**DATA BLOCK**.
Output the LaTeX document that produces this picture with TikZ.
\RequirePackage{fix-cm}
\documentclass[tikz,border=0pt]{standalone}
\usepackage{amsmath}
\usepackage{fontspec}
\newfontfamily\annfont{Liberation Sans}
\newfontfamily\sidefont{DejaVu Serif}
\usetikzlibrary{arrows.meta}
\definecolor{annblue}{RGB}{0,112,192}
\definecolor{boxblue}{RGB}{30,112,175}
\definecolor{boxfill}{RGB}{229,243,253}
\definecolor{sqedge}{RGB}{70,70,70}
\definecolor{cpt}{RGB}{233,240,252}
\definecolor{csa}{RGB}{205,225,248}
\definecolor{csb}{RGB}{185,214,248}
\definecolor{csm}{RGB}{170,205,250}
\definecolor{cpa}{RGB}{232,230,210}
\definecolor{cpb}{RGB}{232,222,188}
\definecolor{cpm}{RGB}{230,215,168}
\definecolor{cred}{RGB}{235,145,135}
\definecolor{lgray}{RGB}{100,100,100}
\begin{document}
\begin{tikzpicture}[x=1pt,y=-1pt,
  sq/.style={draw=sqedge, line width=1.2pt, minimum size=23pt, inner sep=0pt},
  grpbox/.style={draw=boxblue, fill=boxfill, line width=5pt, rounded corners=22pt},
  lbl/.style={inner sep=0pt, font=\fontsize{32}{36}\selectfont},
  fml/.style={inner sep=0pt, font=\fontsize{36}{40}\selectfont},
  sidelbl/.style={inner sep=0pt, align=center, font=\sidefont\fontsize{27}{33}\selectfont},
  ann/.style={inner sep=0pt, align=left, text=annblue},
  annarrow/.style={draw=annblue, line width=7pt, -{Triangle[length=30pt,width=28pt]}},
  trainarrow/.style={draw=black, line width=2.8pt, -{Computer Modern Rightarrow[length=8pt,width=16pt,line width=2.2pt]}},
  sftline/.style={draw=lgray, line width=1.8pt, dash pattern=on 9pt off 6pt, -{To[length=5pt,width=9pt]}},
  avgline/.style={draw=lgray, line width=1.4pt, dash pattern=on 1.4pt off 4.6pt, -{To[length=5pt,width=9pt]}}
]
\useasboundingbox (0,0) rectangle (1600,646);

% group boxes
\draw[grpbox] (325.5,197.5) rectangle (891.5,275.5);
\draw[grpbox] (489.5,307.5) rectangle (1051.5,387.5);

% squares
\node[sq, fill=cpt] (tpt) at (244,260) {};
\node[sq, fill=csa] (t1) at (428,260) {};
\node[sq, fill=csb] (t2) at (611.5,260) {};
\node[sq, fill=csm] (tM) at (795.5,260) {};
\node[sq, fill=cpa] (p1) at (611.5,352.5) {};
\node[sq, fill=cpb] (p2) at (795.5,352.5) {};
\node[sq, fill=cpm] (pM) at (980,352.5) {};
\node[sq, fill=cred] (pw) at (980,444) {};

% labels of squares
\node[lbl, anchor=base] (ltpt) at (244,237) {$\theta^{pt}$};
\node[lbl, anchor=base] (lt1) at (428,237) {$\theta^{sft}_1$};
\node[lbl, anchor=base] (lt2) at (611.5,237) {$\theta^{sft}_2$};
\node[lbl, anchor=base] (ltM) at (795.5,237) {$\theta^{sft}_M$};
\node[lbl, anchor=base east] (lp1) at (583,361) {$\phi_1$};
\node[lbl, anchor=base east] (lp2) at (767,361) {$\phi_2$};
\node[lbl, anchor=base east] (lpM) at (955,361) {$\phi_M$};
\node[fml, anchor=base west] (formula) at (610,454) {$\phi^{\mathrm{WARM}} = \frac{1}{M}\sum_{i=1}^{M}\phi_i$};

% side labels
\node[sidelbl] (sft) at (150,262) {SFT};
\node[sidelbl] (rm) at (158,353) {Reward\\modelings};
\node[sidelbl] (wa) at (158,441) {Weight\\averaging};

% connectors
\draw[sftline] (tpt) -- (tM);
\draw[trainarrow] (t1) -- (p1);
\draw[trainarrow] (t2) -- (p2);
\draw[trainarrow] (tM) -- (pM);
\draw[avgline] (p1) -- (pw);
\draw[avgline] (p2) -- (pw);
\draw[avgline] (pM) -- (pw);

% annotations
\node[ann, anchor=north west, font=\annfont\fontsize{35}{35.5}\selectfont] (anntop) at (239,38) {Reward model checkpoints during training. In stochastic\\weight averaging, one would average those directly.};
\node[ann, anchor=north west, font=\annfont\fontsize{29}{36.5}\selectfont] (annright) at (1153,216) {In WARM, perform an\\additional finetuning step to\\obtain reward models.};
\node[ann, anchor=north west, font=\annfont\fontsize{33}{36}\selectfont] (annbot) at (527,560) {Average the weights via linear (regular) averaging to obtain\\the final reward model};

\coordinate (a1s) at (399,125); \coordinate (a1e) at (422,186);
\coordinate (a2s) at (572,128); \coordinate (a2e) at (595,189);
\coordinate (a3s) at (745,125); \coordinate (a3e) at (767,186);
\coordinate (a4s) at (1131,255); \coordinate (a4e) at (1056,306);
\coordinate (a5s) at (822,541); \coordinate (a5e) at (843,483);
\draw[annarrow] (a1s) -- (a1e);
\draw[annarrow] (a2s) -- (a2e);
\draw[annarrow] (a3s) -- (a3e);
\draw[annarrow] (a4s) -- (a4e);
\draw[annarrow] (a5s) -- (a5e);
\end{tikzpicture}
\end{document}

**SHORT EXERCISE**.
Please quote the data above in full, with no line missing.

**TASK SOLUTION**.
Output the LaTeX document that produces this picture with TikZ.
\RequirePackage{fix-cm}
\documentclass[tikz,border=0pt]{standalone}
\usepackage{amsmath}
\usepackage{fontspec}
\newfontfamily\annfont{Liberation Sans}
\newfontfamily\sidefont{DejaVu Serif}
\usetikzlibrary{arrows.meta}
\definecolor{annblue}{RGB}{0,112,192}
\definecolor{boxblue}{RGB}{30,112,175}
\definecolor{boxfill}{RGB}{229,243,253}
\definecolor{sqedge}{RGB}{70,70,70}
\definecolor{cpt}{RGB}{233,240,252}
\definecolor{csa}{RGB}{205,225,248}
\definecolor{csb}{RGB}{185,214,248}
\definecolor{csm}{RGB}{170,205,250}
\definecolor{cpa}{RGB}{232,230,210}
\definecolor{cpb}{RGB}{232,222,188}
\definecolor{cpm}{RGB}{230,215,168}
\definecolor{cred}{RGB}{235,145,135}
\definecolor{lgray}{RGB}{100,100,100}
\begin{document}
\begin{tikzpicture}[x=1pt,y=-1pt,
  sq/.style={draw=sqedge, line width=1.2pt, minimum size=23pt, inner sep=0pt},
  grpbox/.style={draw=boxblue, fill=boxfill, line width=5pt, rounded corners=22pt},
  lbl/.style={inner sep=0pt, font=\fontsize{32}{36}\selectfont},
  fml/.style={inner sep=0pt, font=\fontsize{36}{40}\selectfont},
  sidelbl/.style={inner sep=0pt, align=center, font=\sidefont\fontsize{27}{33}\selectfont},
  ann/.style={inner sep=0pt, align=left, text=annblue},
  annarrow/.style={draw=annblue, line width=7pt, -{Triangle[length=30pt,width=28pt]}},
  trainarrow/.style={draw=black, line width=2.8pt, -{Computer Modern Rightarrow[length=8pt,width=16pt,line width=2.2pt]}},
  sftline/.style={draw=lgray, line width=1.8pt, dash pattern=on 9pt off 6pt, -{To[length=5pt,width=9pt]}},
  avgline/.style={draw=lgray, line width=1.4pt, dash pattern=on 1.4pt off 4.6pt, -{To[length=5pt,width=9pt]}}
]
\useasboundingbox (0,0) rectangle (1600,646);

% group boxes
\draw[grpbox] (325.5,197.5) rectangle (891.5,275.5);
\draw[grpbox] (489.5,307.5) rectangle (1051.5,387.5);

% squares
\node[sq, fill=cpt] (tpt) at (244,260) {};
\node[sq, fill=csa] (t1) at (428,260) {};
\node[sq, fill=csb] (t2) at (611.5,260) {};
\node[sq, fill=csm] (tM) at (795.5,260) {};
\node[sq, fill=cpa] (p1) at (611.5,352.5) {};
\node[sq, fill=cpb] (p2) at (795.5,352.5) {};
\node[sq, fill=cpm] (pM) at (980,352.5) {};
\node[sq, fill=cred] (pw) at (980,444) {};

% labels of squares
\node[lbl, anchor=base] (ltpt) at (244,237) {$\theta^{pt}$};
\node[lbl, anchor=base] (lt1) at (428,237) {$\theta^{sft}_1$};
\node[lbl, anchor=base] (lt2) at (611.5,237) {$\theta^{sft}_2$};
\node[lbl, anchor=base] (ltM) at (795.5,237) {$\theta^{sft}_M$};
\node[lbl, anchor=base east] (lp1) at (583,361) {$\phi_1$};
\node[lbl, anchor=base east] (lp2) at (767,361) {$\phi_2$};
\node[lbl, anchor=base east] (lpM) at (955,361) {$\phi_M$};
\node[fml, anchor=base west] (formula) at (610,454) {$\phi^{\mathrm{WARM}} = \frac{1}{M}\sum_{i=1}^{M}\phi_i$};

% side labels
\node[sidelbl] (sft) at (150,262) {SFT};
\node[sidelbl] (rm) at (158,353) {Reward\\modelings};
\node[sidelbl] (wa) at (158,441) {Weight\\averaging};

% connectors
\draw[sftline] (tpt) -- (tM);
\draw[trainarrow] (t1) -- (p1);
\draw[trainarrow] (t2) -- (p2);
\draw[trainarrow] (tM) -- (pM);
\draw[avgline] (p1) -- (pw);
\draw[avgline] (p2) -- (pw);
\draw[avgline] (pM) -- (pw);

% annotations
\node[ann, anchor=north west, font=\annfont\fontsize{35}{35.5}\selectfont] (anntop) at (239,38) {Reward model checkpoints during training. In stochastic\\weight averaging, one would average those directly.};
\node[ann, anchor=north west, font=\annfont\fontsize{29}{36.5}\selectfont] (annright) at (1153,216) {In WARM, perform an\\additional finetuning step to\\obtain reward models.};
\node[ann, anchor=north west, font=\annfont\fontsize{33}{36}\selectfont] (annbot) at (527,560) {Average the weights via linear (regular) averaging to obtain\\the final reward model};

\coordinate (a1s) at (399,125); \coordinate (a1e) at (422,186);
\coordinate (a2s) at (572,128); \coordinate (a2e) at (595,189);
\coordinate (a3s) at (745,125); \coordinate (a3e) at (767,186);
\coordinate (a4s) at (1131,255); \coordinate (a4e) at (1056,306);
\coordinate (a5s) at (822,541); \coordinate (a5e) at (843,483);
\draw[annarrow] (a1s) -- (a1e);
\draw[annarrow] (a2s) -- (a2e);
\draw[annarrow] (a3s) -- (a3e);
\draw[annarrow] (a4s) -- (a4e);
\draw[annarrow] (a5s) -- (a5e);
\end{tikzpicture}
\end{document}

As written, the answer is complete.